## Stored data
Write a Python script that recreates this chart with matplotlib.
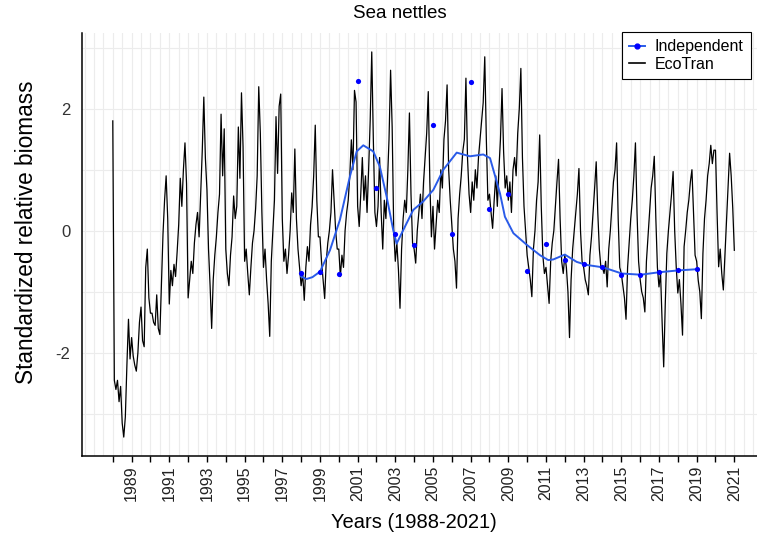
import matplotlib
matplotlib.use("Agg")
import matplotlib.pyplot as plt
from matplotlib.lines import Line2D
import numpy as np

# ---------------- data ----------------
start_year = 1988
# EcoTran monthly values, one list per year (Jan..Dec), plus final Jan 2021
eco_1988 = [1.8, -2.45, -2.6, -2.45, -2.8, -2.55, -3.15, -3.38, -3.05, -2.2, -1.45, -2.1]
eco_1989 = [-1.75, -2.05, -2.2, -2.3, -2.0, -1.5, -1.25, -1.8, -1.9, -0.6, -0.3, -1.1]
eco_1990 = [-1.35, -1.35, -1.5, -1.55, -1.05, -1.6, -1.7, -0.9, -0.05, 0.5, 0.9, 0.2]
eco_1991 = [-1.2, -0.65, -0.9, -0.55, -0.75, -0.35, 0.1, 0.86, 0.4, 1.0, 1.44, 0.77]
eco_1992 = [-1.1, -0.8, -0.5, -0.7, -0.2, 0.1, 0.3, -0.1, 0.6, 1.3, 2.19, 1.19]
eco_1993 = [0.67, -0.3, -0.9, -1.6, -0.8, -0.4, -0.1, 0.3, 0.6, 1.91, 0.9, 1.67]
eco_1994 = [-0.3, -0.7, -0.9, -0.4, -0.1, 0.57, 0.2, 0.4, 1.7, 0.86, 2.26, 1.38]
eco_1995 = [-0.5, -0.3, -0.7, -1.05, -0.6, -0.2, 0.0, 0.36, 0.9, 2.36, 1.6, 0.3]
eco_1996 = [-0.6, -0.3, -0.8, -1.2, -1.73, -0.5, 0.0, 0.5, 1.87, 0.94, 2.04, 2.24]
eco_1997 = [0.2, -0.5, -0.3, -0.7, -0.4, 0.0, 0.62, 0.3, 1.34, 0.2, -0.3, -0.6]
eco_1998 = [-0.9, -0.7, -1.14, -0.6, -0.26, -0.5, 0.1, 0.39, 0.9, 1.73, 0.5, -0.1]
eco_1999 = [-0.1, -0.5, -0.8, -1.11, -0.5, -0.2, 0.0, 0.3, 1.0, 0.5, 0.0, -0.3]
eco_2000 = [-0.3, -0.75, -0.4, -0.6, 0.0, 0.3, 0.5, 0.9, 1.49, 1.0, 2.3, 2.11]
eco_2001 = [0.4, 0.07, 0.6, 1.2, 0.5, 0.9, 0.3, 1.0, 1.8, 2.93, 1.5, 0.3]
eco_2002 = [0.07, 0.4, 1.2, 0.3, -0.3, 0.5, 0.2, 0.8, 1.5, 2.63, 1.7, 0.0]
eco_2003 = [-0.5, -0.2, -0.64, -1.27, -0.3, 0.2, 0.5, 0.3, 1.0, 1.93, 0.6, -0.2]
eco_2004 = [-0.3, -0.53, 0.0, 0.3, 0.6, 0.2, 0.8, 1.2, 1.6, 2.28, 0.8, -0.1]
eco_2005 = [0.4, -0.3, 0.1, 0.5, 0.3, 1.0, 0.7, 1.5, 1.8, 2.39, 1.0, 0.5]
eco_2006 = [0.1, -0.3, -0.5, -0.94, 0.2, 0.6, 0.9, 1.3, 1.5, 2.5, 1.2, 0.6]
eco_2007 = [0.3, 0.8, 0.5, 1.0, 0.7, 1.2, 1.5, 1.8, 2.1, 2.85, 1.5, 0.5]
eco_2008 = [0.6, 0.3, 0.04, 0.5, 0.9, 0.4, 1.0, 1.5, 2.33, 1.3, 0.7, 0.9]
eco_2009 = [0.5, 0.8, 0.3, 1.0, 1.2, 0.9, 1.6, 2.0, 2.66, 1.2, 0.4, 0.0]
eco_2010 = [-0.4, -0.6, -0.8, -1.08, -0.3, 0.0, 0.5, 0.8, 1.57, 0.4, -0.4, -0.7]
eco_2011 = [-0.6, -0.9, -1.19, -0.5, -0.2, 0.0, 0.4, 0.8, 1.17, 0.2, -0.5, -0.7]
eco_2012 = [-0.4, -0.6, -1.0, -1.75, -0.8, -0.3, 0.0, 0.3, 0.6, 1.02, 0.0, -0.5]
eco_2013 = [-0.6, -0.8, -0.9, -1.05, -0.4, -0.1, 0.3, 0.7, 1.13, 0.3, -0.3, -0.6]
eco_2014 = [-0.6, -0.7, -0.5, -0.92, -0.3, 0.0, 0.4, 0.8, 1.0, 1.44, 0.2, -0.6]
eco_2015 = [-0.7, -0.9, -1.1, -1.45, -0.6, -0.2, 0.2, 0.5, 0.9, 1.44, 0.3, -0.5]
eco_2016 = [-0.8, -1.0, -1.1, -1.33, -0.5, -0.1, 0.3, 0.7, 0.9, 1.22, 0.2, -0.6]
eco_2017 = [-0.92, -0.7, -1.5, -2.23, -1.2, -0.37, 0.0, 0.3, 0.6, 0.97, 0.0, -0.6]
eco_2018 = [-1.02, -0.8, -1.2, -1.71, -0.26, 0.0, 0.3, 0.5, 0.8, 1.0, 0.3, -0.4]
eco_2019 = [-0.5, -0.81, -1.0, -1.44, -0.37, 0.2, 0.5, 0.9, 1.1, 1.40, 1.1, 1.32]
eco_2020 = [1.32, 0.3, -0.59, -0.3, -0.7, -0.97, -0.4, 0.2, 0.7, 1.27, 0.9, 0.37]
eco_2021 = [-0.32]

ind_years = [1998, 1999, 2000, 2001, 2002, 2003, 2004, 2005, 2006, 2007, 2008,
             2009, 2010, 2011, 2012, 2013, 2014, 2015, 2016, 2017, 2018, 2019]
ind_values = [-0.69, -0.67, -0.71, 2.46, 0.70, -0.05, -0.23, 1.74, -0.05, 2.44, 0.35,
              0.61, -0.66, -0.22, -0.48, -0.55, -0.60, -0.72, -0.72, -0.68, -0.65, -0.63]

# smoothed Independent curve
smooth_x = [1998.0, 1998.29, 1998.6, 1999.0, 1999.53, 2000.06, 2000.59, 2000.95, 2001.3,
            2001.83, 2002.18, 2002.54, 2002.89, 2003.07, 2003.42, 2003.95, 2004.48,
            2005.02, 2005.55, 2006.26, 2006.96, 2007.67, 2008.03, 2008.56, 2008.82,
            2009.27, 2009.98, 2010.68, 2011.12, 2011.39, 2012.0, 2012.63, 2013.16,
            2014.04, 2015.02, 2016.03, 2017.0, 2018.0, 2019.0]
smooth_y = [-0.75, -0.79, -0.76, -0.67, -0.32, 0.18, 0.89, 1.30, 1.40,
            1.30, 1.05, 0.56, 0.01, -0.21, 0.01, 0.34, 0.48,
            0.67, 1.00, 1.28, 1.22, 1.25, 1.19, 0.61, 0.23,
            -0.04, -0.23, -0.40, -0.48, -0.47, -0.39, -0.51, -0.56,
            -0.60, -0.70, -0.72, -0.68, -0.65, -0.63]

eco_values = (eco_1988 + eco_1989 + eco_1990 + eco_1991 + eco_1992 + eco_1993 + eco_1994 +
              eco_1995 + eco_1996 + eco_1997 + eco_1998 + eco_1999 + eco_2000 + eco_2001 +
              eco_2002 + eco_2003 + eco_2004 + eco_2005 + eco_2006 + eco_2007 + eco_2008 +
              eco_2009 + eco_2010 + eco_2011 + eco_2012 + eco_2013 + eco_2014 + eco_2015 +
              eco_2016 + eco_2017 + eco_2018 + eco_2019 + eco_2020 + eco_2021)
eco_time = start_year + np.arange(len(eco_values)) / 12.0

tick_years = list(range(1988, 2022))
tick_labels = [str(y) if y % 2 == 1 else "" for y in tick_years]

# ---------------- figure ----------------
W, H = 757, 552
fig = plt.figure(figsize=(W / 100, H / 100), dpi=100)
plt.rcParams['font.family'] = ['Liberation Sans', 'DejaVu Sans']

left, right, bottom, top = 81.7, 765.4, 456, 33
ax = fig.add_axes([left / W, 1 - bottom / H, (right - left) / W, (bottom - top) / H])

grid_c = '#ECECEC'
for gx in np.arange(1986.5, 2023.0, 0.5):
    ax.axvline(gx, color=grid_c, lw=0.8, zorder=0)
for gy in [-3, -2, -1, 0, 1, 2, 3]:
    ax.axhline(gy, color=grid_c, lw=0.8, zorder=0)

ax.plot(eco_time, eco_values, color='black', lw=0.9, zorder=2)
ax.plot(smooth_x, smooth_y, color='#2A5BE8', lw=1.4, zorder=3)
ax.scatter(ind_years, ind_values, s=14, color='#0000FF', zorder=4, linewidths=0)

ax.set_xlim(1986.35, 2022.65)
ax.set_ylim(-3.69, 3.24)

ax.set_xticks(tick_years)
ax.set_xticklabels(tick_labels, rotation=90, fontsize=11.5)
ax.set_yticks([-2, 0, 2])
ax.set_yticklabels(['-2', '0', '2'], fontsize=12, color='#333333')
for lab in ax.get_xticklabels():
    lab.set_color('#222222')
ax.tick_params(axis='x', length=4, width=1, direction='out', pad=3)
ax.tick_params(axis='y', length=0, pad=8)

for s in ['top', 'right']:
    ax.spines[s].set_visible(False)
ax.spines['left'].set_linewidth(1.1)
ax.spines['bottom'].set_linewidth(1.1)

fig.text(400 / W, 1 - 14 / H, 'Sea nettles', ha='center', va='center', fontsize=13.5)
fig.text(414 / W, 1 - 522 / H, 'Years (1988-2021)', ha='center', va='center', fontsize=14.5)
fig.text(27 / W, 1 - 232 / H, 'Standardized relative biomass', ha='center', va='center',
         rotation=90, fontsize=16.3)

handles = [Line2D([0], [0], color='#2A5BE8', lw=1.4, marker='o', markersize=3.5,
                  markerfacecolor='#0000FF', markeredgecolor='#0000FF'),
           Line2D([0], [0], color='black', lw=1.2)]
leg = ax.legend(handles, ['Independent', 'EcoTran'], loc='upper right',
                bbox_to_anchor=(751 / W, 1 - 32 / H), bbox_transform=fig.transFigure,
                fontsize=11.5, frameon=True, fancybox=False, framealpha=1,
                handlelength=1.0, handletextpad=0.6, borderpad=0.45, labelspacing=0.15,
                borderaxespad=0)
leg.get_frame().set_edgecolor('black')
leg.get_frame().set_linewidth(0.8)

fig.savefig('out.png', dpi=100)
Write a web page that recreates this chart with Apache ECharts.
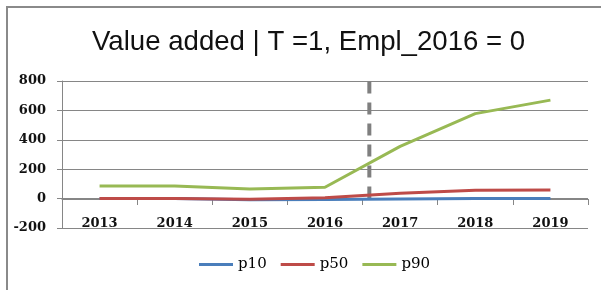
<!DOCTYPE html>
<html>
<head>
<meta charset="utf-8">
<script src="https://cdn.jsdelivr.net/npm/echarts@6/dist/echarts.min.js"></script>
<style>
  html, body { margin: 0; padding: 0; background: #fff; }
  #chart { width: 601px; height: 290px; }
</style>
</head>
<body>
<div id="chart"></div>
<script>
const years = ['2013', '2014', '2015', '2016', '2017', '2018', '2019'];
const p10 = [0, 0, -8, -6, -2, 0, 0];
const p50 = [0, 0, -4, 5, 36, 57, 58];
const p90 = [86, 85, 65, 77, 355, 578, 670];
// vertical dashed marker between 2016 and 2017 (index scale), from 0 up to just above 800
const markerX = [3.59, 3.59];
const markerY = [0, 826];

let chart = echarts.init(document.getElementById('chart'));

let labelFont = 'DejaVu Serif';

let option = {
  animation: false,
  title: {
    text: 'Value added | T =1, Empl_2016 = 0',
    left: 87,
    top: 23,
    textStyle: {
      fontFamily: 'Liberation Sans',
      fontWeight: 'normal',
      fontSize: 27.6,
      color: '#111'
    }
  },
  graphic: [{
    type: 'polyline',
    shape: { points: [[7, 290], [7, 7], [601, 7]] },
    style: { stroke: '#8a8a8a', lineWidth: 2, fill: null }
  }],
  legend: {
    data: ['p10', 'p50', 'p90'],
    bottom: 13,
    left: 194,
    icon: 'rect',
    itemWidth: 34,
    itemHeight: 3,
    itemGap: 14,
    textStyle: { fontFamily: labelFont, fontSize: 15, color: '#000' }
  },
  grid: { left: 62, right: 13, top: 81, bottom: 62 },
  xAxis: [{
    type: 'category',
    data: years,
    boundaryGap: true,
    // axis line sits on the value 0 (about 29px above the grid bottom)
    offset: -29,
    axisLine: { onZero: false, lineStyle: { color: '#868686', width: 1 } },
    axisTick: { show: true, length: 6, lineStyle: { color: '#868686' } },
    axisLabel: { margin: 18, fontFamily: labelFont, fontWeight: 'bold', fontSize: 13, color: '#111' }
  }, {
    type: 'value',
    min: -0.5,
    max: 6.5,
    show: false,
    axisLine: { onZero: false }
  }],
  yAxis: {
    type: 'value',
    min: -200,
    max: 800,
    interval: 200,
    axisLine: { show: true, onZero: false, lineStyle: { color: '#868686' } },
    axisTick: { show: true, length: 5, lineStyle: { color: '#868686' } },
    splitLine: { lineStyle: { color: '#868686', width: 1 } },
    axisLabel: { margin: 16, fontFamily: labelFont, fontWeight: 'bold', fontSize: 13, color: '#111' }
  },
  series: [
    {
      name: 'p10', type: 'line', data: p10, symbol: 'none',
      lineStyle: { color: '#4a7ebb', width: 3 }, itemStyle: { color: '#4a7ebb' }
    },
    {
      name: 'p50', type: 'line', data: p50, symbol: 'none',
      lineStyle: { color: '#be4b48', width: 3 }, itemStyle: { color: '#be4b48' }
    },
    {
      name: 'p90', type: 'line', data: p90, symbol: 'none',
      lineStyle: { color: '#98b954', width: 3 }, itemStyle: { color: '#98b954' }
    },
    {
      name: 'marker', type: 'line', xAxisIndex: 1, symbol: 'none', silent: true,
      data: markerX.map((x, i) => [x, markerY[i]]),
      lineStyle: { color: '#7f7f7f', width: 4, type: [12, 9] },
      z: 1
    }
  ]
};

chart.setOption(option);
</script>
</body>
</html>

## Written instruction
Copy all lines above containing the string "with".

## Completed task
Write a Python script that recreates this chart with matplotlib.
Write a web page that recreates this chart with Apache ECharts.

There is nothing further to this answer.